During the year ended December 31, 2019, the Company earned $250,000 in service fees under its management agreement with CECO which have been presented as revenues – related parties on the consolidated statement of operations. Two of the Company’s officers and directors each own minority equity stakes in CECO.

  

During the years ended December 31, 2019 and 2018, the Company incurred approximately $12,00 and $48,000, in legal fees with a law firm in which the Company’s audit committee chair is an employee. As of December 31, 2019 and 2018, accounts payable and accrued expenses include $10,575 and $30,000, respectively, for legal fees due to the law firm for services.

 

In May 2019, the Company signed a worldwide, exclusive license agreement with Agrarian Technologies LLC and its affiliates (“Agrarian”) to sell Agrarian’s proprietary bio-stimulant.

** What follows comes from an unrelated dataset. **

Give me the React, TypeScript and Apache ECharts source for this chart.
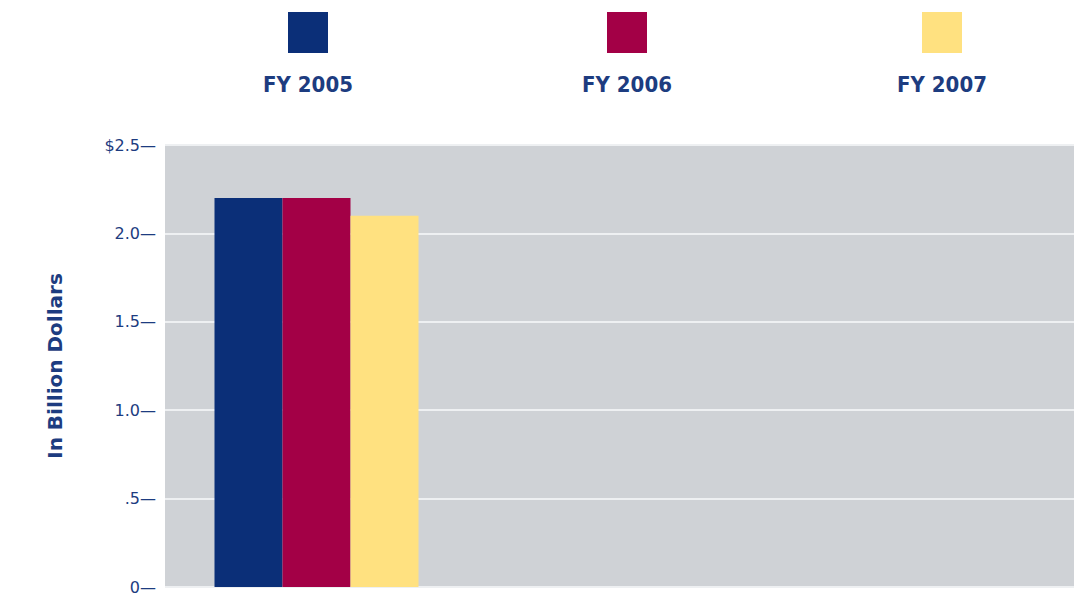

The license also provides the Company with the exclusive rights to market soil and mulch products under the Wild Earth® and Mulch Masters® federally registered trademarks. As part of the transaction, the Company hired the principal owner of Agrarian and inventor of its technology to serve as the Company’s vice president of product development (“VP”). The license agreement provides the Company exclusivity for the Agrarian technology for the longer of two years or the term of the VP with the Company plus an additional two years; provided however, if VP is terminated without cause, such exclusivity would concurrently terminate. The license agreement requires quarterly licensing fees based on a percentage of sales and a minimum fee of $30,000 per year paid quarterly. As of December 31, 2019, $15,000 of license fees have been accrued and included in accounts payable and accrued expenses on the consolidated balance sheets.